## DATA EXTRACT
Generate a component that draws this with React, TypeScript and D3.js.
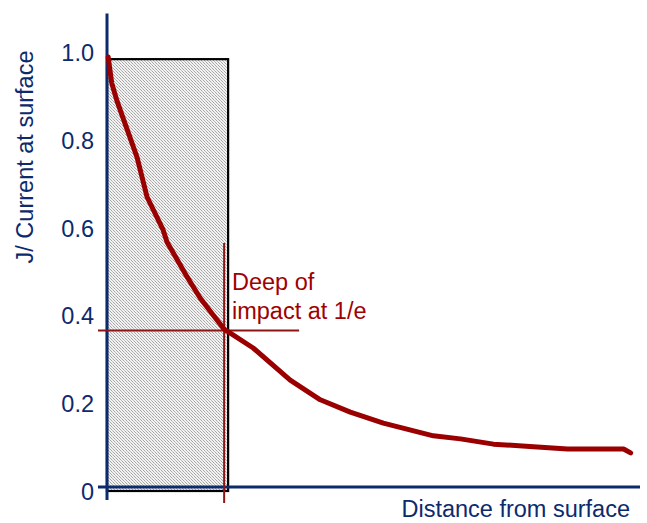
import React from "react";
import * as d3 from "d3";

// distance (units where 1 = depth of impact at 1/e) vs relative current
const distance = [0.01, 0.04, 0.085, 0.17, 0.256, 0.342, 0.479, 0.513, 0.684, 0.795, 0.906, 1.0, 1.248, 1.564, 1.821, 2.077, 2.359, 2.786, 3.017, 3.299, 3.641, 3.932, 4.41, 4.47];
const current = [0.991, 0.932, 0.891, 0.827, 0.763, 0.672, 0.597, 0.569, 0.49, 0.442, 0.403, 0.371, 0.328, 0.255, 0.21, 0.182, 0.157, 0.128, 0.121, 0.109, 0.103, 0.098, 0.098, 0.089];
const yTicks = [0, 0.2, 0.4, 0.6, 0.8, 1.0];
const yTickLabels = ["0", "0.2", "0.4", "0.6", "0.8", "1.0"];
const depthAtE = 1.0;
const levelAtE = 0.368;
const shadedWidth = 1.034;
const shadedTop = 0.986;

const W = 647;
const H = 523;
const NAVY = "#0c2a6c";
const RED = "#9b0000";
const MARK = "#8c1515";
const FONT = "'Liberation Sans', Arial, sans-serif";

export default function App() {
  const x = d3.scaleLinear().domain([0, 4.55]).range([107, 640]);
  const y = d3.scaleLinear().domain([0, 1]).range([492, 53]);
  const pts = distance.map((d, i) => [x(d), y(current[i])] as [number, number]);
  const line = d3.line().curve(d3.curveLinear)(pts) || "";
  const axisY = y(0) - 5;

  return (
    <svg width={W} height={H} style={{ position: "absolute", left: 0, top: 0, background: "#fff" }} fontFamily={FONT}>
      <defs>
        <pattern id="hatch" width="3" height="3" patternUnits="userSpaceOnUse">
          <rect width="3" height="3" fill="#f2f2f2" />
          <rect x="0" y="0" width="1" height="1" fill="#a6a6a6" />
          <rect x="1" y="1" width="1" height="1" fill="#bcbcbc" />
          <rect x="2" y="2" width="1" height="1" fill="#a6a6a6" />
        </pattern>
      </defs>

      {/* shaded region */}
      <rect
        x={x(0)}
        y={y(shadedTop)}
        width={x(shadedWidth) - x(0)}
        height={y(0) - y(shadedTop) - 1}
        fill="url(#hatch)"
        stroke="#000"
        strokeWidth={2.2}
      />

      {/* axes */}
      <line x1={x(0)} x2={x(0)} y1={y(1.09)} y2={y(-0.018)} stroke={NAVY} strokeWidth={3} />
      <line x1={x(-0.077)} x2={x(4.55)} y1={axisY} y2={axisY} stroke={NAVY} strokeWidth={3} />

      {yTicks.map((t, i) => (
        <text key={t} x={94} y={y(t)} textAnchor="end" dominantBaseline="central" fontSize={23.5} fill={NAVY}>
          {yTickLabels[i]}
        </text>
      ))}

      <text
        transform={`translate(25,${157}) rotate(-90)`}
        textAnchor="middle"
        dominantBaseline="central"
        fontSize={23.5}
        fill={NAVY}
      >
        J/ Current at surface
      </text>
      <text x={630} y={517} textAnchor="end" fontSize={23.5} fill={NAVY}>
        Distance from surface
      </text>

      {/* markers at 1/e */}
      <line x1={x(depthAtE)} x2={x(depthAtE)} y1={y(0.567)} y2={y(-0.025)} stroke={MARK} strokeWidth={2} />
      <line x1={x(-0.077)} x2={x(1.64)} y1={y(levelAtE)} y2={y(levelAtE)} stroke={MARK} strokeWidth={2} />

      {/* curve */}
      <path d={line} fill="none" stroke={RED} strokeWidth={5} strokeLinecap="round" strokeLinejoin="round" />

      <text x={232} y={290} fontSize={23.5} fill={"#a00000"}>Deep of</text>
      <text x={232} y={319} fontSize={23.5} fill={"#a00000"}>impact at 1/e</text>
    </svg>
  );
}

## BRIEF
Copy out all of the data word for word. Do not carry over any picture.

## EXPECTED ANSWER
Generate a component that draws this with React, TypeScript and D3.js.
import React from "react";
import * as d3 from "d3";

// distance (units where 1 = depth of impact at 1/e) vs relative current
const distance = [0.01, 0.04, 0.085, 0.17, 0.256, 0.342, 0.479, 0.513, 0.684, 0.795, 0.906, 1.0, 1.248, 1.564, 1.821, 2.077, 2.359, 2.786, 3.017, 3.299, 3.641, 3.932, 4.41, 4.47];
const current = [0.991, 0.932, 0.891, 0.827, 0.763, 0.672, 0.597, 0.569, 0.49, 0.442, 0.403, 0.371, 0.328, 0.255, 0.21, 0.182, 0.157, 0.128, 0.121, 0.109, 0.103, 0.098, 0.098, 0.089];
const yTicks = [0, 0.2, 0.4, 0.6, 0.8, 1.0];
const yTickLabels = ["0", "0.2", "0.4", "0.6", "0.8", "1.0"];
const depthAtE = 1.0;
const levelAtE = 0.368;
const shadedWidth = 1.034;
const shadedTop = 0.986;

const W = 647;
const H = 523;
const NAVY = "#0c2a6c";
const RED = "#9b0000";
const MARK = "#8c1515";
const FONT = "'Liberation Sans', Arial, sans-serif";

export default function App() {
  const x = d3.scaleLinear().domain([0, 4.55]).range([107, 640]);
  const y = d3.scaleLinear().domain([0, 1]).range([492, 53]);
  const pts = distance.map((d, i) => [x(d), y(current[i])] as [number, number]);
  const line = d3.line().curve(d3.curveLinear)(pts) || "";
  const axisY = y(0) - 5;

  return (
    <svg width={W} height={H} style={{ position: "absolute", left: 0, top: 0, background: "#fff" }} fontFamily={FONT}>
      <defs>
        <pattern id="hatch" width="3" height="3" patternUnits="userSpaceOnUse">
          <rect width="3" height="3" fill="#f2f2f2" />
          <rect x="0" y="0" width="1" height="1" fill="#a6a6a6" />
          <rect x="1" y="1" width="1" height="1" fill="#bcbcbc" />
          <rect x="2" y="2" width="1" height="1" fill="#a6a6a6" />
        </pattern>
      </defs>

      {/* shaded region */}
      <rect
        x={x(0)}
        y={y(shadedTop)}
        width={x(shadedWidth) - x(0)}
        height={y(0) - y(shadedTop) - 1}
        fill="url(#hatch)"
        stroke="#000"
        strokeWidth={2.2}
      />

      {/* axes */}
      <line x1={x(0)} x2={x(0)} y1={y(1.09)} y2={y(-0.018)} stroke={NAVY} strokeWidth={3} />
      <line x1={x(-0.077)} x2={x(4.55)} y1={axisY} y2={axisY} stroke={NAVY} strokeWidth={3} />

      {yTicks.map((t, i) => (
        <text key={t} x={94} y={y(t)} textAnchor="end" dominantBaseline="central" fontSize={23.5} fill={NAVY}>
          {yTickLabels[i]}
        </text>
      ))}

      <text
        transform={`translate(25,${157}) rotate(-90)`}
        textAnchor="middle"
        dominantBaseline="central"
        fontSize={23.5}
        fill={NAVY}
      >
        J/ Current at surface
      </text>
      <text x={630} y={517} textAnchor="end" fontSize={23.5} fill={NAVY}>
        Distance from surface
      </text>

      {/* markers at 1/e */}
      <line x1={x(depthAtE)} x2={x(depthAtE)} y1={y(0.567)} y2={y(-0.025)} stroke={MARK} strokeWidth={2} />
      <line x1={x(-0.077)} x2={x(1.64)} y1={y(levelAtE)} y2={y(levelAtE)} stroke={MARK} strokeWidth={2} />

      {/* curve */}
      <path d={line} fill="none" stroke={RED} strokeWidth={5} strokeLinecap="round" strokeLinejoin="round" />

      <text x={232} y={290} fontSize={23.5} fill={"#a00000"}>Deep of</text>
      <text x={232} y={319} fontSize={23.5} fill={"#a00000"}>impact at 1/e</text>
    </svg>
  );
}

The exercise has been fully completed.